"""

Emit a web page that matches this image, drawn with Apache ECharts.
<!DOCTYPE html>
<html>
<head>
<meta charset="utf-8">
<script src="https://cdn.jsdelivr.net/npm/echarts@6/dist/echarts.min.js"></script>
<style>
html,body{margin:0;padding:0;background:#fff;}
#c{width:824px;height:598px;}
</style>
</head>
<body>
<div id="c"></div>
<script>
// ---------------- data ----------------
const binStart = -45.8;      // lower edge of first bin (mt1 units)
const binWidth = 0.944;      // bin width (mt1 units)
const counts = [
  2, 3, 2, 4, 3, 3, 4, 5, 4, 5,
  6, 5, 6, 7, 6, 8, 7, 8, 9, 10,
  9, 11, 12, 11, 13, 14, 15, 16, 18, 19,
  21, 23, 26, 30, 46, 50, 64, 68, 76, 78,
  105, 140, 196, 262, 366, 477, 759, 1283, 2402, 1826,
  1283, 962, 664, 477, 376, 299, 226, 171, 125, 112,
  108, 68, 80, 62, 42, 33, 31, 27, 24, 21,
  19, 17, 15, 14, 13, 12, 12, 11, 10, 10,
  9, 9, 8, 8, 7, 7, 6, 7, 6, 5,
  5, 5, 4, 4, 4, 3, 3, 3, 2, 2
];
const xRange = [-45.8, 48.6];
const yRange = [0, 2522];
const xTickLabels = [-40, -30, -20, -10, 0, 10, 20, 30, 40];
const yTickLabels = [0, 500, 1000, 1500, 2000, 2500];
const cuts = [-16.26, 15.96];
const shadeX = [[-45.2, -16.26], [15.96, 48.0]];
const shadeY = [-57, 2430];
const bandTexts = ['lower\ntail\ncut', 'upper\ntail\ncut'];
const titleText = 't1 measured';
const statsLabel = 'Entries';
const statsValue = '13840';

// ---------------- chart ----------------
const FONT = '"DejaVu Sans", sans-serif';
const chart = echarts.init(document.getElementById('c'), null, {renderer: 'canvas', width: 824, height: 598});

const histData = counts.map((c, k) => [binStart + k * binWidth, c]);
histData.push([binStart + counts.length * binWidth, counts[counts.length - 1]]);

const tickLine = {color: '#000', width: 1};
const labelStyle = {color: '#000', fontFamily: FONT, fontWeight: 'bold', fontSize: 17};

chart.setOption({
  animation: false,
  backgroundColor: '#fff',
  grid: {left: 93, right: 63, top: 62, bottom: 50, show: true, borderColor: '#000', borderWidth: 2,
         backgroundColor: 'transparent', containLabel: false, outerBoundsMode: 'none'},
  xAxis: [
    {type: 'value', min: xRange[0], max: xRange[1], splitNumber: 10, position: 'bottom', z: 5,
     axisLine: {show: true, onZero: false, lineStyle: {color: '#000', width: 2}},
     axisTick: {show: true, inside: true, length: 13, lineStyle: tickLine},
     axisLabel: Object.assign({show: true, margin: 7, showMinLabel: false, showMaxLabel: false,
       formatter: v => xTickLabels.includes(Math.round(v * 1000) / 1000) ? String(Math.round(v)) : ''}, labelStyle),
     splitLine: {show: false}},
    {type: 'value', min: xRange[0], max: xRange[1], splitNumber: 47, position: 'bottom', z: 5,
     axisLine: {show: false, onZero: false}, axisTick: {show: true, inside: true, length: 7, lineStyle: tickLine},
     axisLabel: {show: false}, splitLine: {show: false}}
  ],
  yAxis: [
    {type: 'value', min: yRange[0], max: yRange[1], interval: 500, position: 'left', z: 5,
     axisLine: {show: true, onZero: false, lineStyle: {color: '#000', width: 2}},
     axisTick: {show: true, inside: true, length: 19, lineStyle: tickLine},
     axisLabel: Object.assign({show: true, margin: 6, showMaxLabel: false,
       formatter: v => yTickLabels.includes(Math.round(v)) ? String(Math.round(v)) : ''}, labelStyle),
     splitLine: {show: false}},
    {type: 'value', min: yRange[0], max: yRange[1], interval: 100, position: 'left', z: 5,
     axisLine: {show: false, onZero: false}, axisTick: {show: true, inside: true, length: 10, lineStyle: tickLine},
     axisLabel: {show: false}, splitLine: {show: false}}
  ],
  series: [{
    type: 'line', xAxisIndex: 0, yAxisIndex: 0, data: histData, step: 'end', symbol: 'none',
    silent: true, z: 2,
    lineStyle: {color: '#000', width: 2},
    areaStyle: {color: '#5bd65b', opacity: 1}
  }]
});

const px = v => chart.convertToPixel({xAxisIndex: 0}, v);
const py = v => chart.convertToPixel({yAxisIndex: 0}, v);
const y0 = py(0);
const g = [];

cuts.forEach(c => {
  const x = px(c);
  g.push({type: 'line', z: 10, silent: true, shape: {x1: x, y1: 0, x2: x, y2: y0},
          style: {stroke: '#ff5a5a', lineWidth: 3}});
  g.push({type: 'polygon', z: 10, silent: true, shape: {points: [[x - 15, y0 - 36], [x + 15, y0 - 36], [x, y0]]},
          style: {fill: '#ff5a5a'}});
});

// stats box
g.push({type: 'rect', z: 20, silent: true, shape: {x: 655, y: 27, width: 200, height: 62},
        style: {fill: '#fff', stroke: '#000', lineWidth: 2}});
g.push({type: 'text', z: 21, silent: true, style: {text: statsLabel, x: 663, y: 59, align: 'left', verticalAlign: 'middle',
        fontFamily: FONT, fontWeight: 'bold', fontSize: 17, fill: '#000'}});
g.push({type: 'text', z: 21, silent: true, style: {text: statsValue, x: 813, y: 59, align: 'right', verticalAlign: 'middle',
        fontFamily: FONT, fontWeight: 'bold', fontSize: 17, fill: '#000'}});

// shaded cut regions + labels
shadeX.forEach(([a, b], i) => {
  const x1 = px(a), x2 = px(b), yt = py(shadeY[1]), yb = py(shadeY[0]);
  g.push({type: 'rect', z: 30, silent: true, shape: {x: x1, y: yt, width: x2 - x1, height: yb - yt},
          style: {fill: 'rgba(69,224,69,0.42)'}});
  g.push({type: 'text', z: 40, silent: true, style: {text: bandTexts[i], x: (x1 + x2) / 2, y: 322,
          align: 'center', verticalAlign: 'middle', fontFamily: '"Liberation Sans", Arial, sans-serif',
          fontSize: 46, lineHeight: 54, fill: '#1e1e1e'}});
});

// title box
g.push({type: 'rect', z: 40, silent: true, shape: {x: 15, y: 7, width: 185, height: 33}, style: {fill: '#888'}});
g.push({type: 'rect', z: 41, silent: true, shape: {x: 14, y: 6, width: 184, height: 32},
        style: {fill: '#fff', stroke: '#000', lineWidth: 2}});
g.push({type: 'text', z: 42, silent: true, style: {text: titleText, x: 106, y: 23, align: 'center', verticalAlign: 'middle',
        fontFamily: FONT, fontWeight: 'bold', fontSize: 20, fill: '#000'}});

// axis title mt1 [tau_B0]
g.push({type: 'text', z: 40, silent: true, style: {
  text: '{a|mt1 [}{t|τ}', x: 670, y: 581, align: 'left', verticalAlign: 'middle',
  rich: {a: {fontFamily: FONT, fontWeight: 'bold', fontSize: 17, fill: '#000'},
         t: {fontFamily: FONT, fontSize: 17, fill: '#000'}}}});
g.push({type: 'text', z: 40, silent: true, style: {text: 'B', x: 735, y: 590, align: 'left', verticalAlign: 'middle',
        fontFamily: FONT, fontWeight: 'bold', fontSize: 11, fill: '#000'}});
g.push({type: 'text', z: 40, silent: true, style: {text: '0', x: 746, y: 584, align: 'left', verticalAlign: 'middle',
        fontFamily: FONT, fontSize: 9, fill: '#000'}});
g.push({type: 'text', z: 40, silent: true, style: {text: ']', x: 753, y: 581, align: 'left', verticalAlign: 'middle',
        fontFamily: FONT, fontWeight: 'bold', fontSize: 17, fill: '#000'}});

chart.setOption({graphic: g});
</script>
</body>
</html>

"""
"""

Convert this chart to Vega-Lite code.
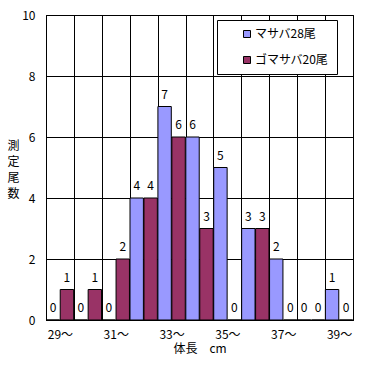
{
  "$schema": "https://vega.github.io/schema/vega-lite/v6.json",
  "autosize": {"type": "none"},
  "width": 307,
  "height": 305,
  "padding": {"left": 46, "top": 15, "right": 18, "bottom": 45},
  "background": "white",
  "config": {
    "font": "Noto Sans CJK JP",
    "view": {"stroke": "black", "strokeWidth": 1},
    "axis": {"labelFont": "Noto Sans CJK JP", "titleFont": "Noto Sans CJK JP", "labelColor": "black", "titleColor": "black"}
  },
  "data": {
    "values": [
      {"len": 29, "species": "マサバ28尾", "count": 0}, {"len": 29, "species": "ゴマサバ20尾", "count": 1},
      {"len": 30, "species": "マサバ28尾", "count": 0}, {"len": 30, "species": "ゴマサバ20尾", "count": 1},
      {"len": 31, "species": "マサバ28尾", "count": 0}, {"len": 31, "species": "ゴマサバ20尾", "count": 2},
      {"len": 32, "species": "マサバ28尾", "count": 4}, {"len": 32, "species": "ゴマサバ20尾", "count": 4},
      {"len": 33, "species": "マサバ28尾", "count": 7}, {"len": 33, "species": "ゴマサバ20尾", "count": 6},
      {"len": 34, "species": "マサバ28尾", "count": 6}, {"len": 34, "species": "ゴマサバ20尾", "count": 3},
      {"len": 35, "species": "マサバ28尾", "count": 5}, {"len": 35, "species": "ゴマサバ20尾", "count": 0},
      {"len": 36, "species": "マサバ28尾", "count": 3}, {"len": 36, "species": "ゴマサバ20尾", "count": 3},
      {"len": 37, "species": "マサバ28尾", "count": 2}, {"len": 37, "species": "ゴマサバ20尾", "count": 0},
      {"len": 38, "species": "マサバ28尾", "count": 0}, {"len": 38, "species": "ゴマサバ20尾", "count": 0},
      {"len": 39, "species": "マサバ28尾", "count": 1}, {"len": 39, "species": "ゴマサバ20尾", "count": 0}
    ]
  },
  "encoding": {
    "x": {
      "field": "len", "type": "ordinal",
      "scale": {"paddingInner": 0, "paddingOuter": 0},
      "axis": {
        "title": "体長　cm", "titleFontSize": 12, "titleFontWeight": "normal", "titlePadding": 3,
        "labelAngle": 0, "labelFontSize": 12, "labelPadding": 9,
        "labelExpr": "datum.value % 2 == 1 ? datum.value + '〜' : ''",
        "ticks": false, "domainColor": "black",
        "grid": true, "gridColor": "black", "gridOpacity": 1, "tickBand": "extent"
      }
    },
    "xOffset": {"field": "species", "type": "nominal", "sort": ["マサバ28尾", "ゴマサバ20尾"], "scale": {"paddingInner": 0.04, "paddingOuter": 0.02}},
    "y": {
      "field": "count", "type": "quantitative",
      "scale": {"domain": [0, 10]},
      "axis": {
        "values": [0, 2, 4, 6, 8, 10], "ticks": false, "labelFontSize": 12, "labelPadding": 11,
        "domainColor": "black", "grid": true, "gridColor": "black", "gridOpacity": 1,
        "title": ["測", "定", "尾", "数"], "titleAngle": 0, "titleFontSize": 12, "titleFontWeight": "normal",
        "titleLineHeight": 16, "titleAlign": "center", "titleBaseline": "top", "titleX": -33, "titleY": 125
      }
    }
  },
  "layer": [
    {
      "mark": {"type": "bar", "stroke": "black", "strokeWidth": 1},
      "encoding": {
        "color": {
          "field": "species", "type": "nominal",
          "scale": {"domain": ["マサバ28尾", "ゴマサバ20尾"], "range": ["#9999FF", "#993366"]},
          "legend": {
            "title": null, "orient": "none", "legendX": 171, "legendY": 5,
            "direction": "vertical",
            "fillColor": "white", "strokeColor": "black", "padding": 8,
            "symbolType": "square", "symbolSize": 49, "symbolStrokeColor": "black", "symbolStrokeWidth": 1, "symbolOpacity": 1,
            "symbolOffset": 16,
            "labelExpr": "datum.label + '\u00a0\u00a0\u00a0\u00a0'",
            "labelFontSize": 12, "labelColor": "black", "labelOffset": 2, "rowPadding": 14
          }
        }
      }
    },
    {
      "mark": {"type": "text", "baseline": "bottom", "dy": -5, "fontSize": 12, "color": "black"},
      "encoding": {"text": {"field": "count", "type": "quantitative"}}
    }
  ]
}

"""
"""

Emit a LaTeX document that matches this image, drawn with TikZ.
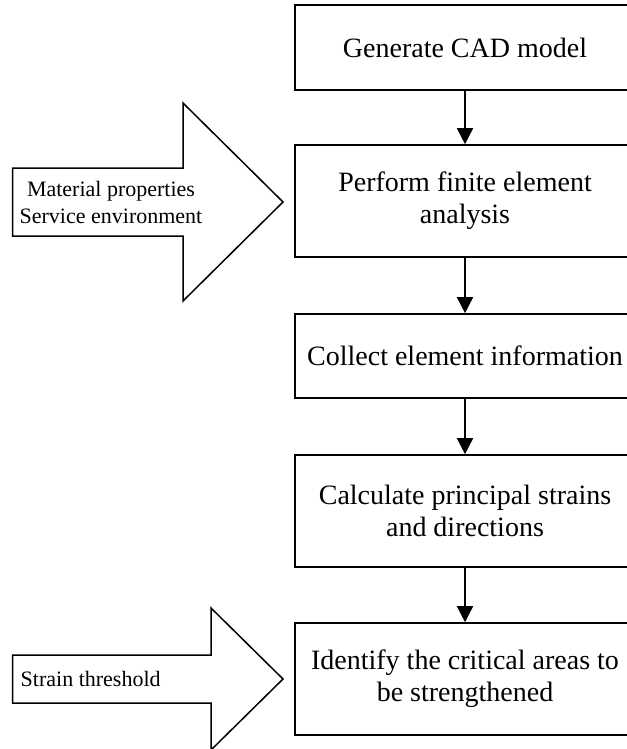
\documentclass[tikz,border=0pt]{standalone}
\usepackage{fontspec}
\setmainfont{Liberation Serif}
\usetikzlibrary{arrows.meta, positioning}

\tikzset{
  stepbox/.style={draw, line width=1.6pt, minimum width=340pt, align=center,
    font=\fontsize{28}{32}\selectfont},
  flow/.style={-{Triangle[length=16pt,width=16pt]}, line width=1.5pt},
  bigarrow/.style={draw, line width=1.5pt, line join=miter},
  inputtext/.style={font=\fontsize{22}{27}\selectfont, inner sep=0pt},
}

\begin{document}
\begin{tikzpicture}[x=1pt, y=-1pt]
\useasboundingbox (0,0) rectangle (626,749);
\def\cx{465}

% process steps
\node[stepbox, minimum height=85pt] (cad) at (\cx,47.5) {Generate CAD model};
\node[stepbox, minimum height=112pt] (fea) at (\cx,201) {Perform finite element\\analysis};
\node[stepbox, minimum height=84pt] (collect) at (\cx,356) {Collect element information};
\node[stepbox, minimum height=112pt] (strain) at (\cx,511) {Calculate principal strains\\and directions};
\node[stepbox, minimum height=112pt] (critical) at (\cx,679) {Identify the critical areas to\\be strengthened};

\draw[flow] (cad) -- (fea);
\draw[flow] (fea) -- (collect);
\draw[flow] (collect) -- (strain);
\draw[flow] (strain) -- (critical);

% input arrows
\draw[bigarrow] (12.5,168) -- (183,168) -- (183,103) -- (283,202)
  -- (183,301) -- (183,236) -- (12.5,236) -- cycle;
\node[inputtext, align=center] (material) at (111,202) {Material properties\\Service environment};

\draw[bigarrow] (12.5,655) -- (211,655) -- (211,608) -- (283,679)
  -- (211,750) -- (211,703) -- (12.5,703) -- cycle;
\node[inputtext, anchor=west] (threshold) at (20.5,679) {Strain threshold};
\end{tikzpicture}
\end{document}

"""

TASK PROMPT
Pick out every line with the string "this" and copy it.

SOLUTION TO THE EXERCISE
Emit a web page that matches this image, drawn with Apache ECharts.
Convert this chart to Vega-Lite code.
Emit a LaTeX document that matches this image, drawn with TikZ.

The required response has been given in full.